Smithsonian Collecting Items from U.S. Capitol Riot
WASHINGTON – The Smithsonian Institution’s National Museum of American History has begun collecting items left behind by the protestors who stormed the U.S. Capitol on Jan. 6.
The riot, stoked by President Donald Trump, left five people dead. It was the first time since the War of 1812 that the Capitol building was breached by invaders.
Last summer, the Smithsonian also gathered objects and posters from protests in Washington’s Lafayette Square Park prompted by the killing of George Floyd.
“The Smithsonian’s National Museum of American History has an ongoing and deep commitment to document all aspects of the American political experiment: a government by the people,” wrote Anthea Hartig, the museum’s director in a blog post that appeared on its website.
“A key tenant of this constitutional democracy is the peaceful transfer of power following U.S. presidential elections, dating back to the republic’s first presidential election. This week, that core belief was shaken,” Hartig said.

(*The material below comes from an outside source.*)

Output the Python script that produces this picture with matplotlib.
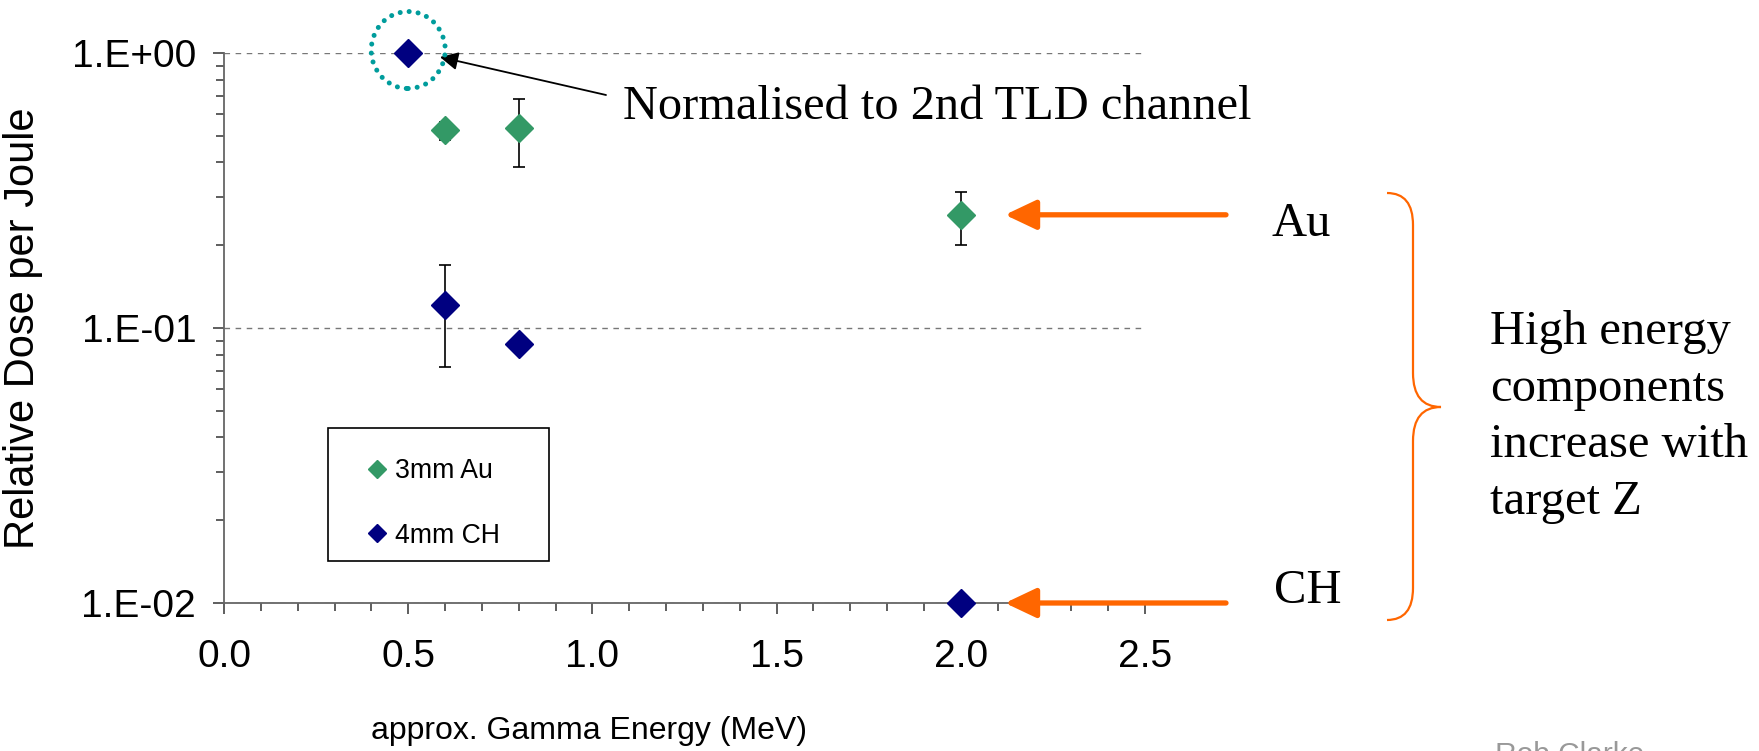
import numpy as np
import matplotlib
matplotlib.use("Agg")
import matplotlib.pyplot as plt
from matplotlib import ticker, transforms
from matplotlib.patches import Ellipse, PathPatch, Rectangle
from matplotlib.path import Path

# measured relative dose per joule vs approximate gamma energy
energy_au = [0.6, 0.8, 2.0]
dose_au = [0.525, 0.532, 0.258]
au_err_lo = [0.042, 0.146, 0.057]
au_err_hi = [0.036, 0.148, 0.053]

energy_ch = [0.5, 0.6, 0.8, 2.0]
dose_ch = [1.0, 0.121, 0.0875, 0.01]
ch_err_lo = [0.0, 0.049, 0.0, 0.0009]
ch_err_hi = [0.0, 0.0485, 0.0, 0.0]

labels = ["3mm Au", "4mm CH"]
x_ticks = [0.0, 0.5, 1.0, 1.5, 2.0, 2.5]
y_ticks = [0.01, 0.1, 1.0]

SANS = "Liberation Sans"
SERIF = "Liberation Serif"
GREEN = "#339966"
NAVY = "#000080"
ORANGE = "#ff6600"

W, H = 1759, 751
fig = plt.figure(figsize=(W / 100, H / 100), dpi=100)
ax = fig.add_axes([224 / W, 1 - 603 / H, 921 / W, 550 / H])


def fpx(x, y):
    # pixel position measured from the top-left corner -> figure pixels
    return (x, H - y)


ax.set_yscale("log")
ax.set_xlim(0, 2.5)
ax.set_ylim(0.01, 1.0)

ax.errorbar(energy_au, dose_au, yerr=[au_err_lo, au_err_hi], fmt="none",
            ecolor="black", elinewidth=1.2, capsize=4, capthick=1.2, zorder=2)
ax.errorbar(energy_ch, dose_ch, yerr=[ch_err_lo, ch_err_hi], fmt="none",
            ecolor="black", elinewidth=1.2, capsize=4, capthick=1.2, zorder=2)
ax.plot(energy_au, dose_au, "D", color=GREEN, ms=14.5, mec=GREEN, ls="none",
        label=labels[0], zorder=3, clip_on=False)
ax.plot(energy_ch, dose_ch, "D", color=NAVY, ms=14.5, mec=NAVY, ls="none",
        label=labels[1], zorder=3, clip_on=False)

# axes styling
for s in ["top", "right"]:
    ax.spines[s].set_visible(False)
for s in ["left", "bottom"]:
    ax.spines[s].set_color("#666666")
    ax.spines[s].set_linewidth(1.3)

ax.set_xticks(x_ticks)
ax.xaxis.set_minor_locator(ticker.MultipleLocator(0.1))
ax.xaxis.set_major_formatter(ticker.FormatStrFormatter("%.1f"))
ax.set_yticks(y_ticks)
ax.yaxis.set_minor_locator(ticker.LogLocator(base=10, subs=np.arange(2, 10)))
ax.yaxis.set_minor_formatter(ticker.NullFormatter())
ax.yaxis.set_major_formatter(
    ticker.FuncFormatter(lambda v, p: "1.E%+03d" % int(round(np.log10(v)))))
ax.tick_params(which="major", direction="out", length=8, width=1.1,
               color="#333333", labelsize=28, pad=12)
ax.tick_params(axis="x", which="major", pad=18)
ax.tick_params(which="minor", direction="out", length=5.5, width=1.1,
               color="#333333")
for lab in ax.get_xticklabels() + ax.get_yticklabels():
    lab.set_fontfamily(SANS)

ax.yaxis.grid(True, which="major", ls=(0, (4, 4)), color="#777777", lw=1)
ax.set_axisbelow(True)

ax.set_xlabel("approx. Gamma Energy (MeV)", fontsize=23, family=SANS)
ax.xaxis.set_label_coords((589 - 224) / 921, -(716 - 603) / 550)
ax.set_ylabel("Relative Dose per Joule", fontsize=30, family=SANS)
ax.yaxis.set_label_coords(-(224 - 43) / 921, 0.5)

# legend entries without their own frame, box drawn separately
leg = ax.legend(loc="upper left", bbox_to_anchor=(368 / W, 1 - 458 / H),
                bbox_transform=fig.transFigure, borderaxespad=0, borderpad=0,
                prop={"family": SANS, "size": 19.2}, markerscale=0.66,
                handlelength=0.7, handletextpad=0.3, labelspacing=1.45,
                frameon=False)
fig.add_artist(Rectangle((328 / W, 1 - 561 / H), 221 / W, 133 / H,
                         transform=fig.transFigure, fill=False,
                         edgecolor="black", lw=1.2))

# dotted ring around the reference point
ring_tf = fig.dpi_scale_trans + transforms.ScaledTranslation(
    energy_ch[0], dose_ch[0], ax.transData)
ring = Ellipse((0, 0.03), width=0.74, height=0.77, transform=ring_tf,
               fill=False, edgecolor="#009c9c", lw=3.6,
               ls=(0, (0.01, 1.8)), capstyle="round", clip_on=False)
fig.add_artist(ring)

ax.annotate("", xy=(0.586, 0.967), xycoords="data",
            xytext=fpx(606, 95), textcoords="figure pixels",
            arrowprops=dict(arrowstyle="-|>,head_length=1.1,head_width=0.55",
                            mutation_scale=10, color="black", lw=1.3,
                            shrinkA=0, shrinkB=0))
fig.text(623 / W, 1 - 119 / H, "Normalised to 2nd TLD channel",
         family=SERIF, fontsize=34.8, va="baseline", ha="left")

# orange pointers to the 2 MeV points
for y_val in [dose_au[-1], dose_ch[-1]]:
    ax.annotate("", xy=(2.12, y_val), xycoords="data",
                xytext=(1226, ax.transData.transform((0, y_val))[1]),
                textcoords="figure pixels",
                arrowprops=dict(arrowstyle="-|>,head_length=1.9,head_width=0.9",
                                mutation_scale=10, color=ORANGE, lw=3.8,
                                shrinkA=0, shrinkB=0), annotation_clip=False)
fig.text(1271 / W, 1 - 236 / H, "Au", family=SERIF, fontsize=35,
         va="baseline", ha="left")
fig.text(1274 / W, 1 - 603 / H, "CH", family=SERIF, fontsize=35,
         va="baseline", ha="left")

# curly brace
bx, bm, bt = 1387, 1413, 1441
y0, ymid, y1 = 193, 407, 620
verts = [
    (bx, y0), (bm, y0), (bm, y0 + 32),
    (bm, ymid - 34),
    (bm, ymid), (bt, ymid),
    (bm, ymid), (bm, ymid + 34),
    (bm, y1 - 32),
    (bm, y1), (bx, y1),
]
codes = [Path.MOVETO, Path.CURVE3, Path.CURVE3,
         Path.LINETO,
         Path.CURVE3, Path.CURVE3,
         Path.CURVE3, Path.CURVE3,
         Path.LINETO,
         Path.CURVE3, Path.CURVE3]
brace = Path([(x / W, 1 - y / H) for x, y in verts], codes)
fig.add_artist(PathPatch(brace, transform=fig.transFigure, fill=False,
                         edgecolor=ORANGE, lw=1.6))

# baseline of the last line
fig.text(1490 / W, 1 - 514 / H,
         "High energy\ncomponents\nincrease with\ntarget Z",
         family=SERIF, fontsize=35, va="baseline", ha="left",
         linespacing=1.37)

fig.text(1495 / W, 1 - 741 / H, "Rob Clarke", family=SANS, fontsize=21.5,
         color="#999999", va="top", ha="left")

fig.savefig("out.png", dpi=100)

The museum director said curators with the museum’s Division of Political and Military History are continuing to document the 2020 election and will include objects and stories that will help future generations recall and contextualize the deadly riot at the Capitol and its aftermath.
“As stewards of the nation’s leading history museum, we want to hear from you,” Hartig said.
“Please safely save any materials that could be considered for future acquisition and send photos and brief descriptions of these objects to [email protected],” she added.
Hartig did not specify which items from the riot might enter its collection.
“Your contributions help us in our goal of educating each new generation about the historical roots of our moment and empowering them to shape our future,” she said.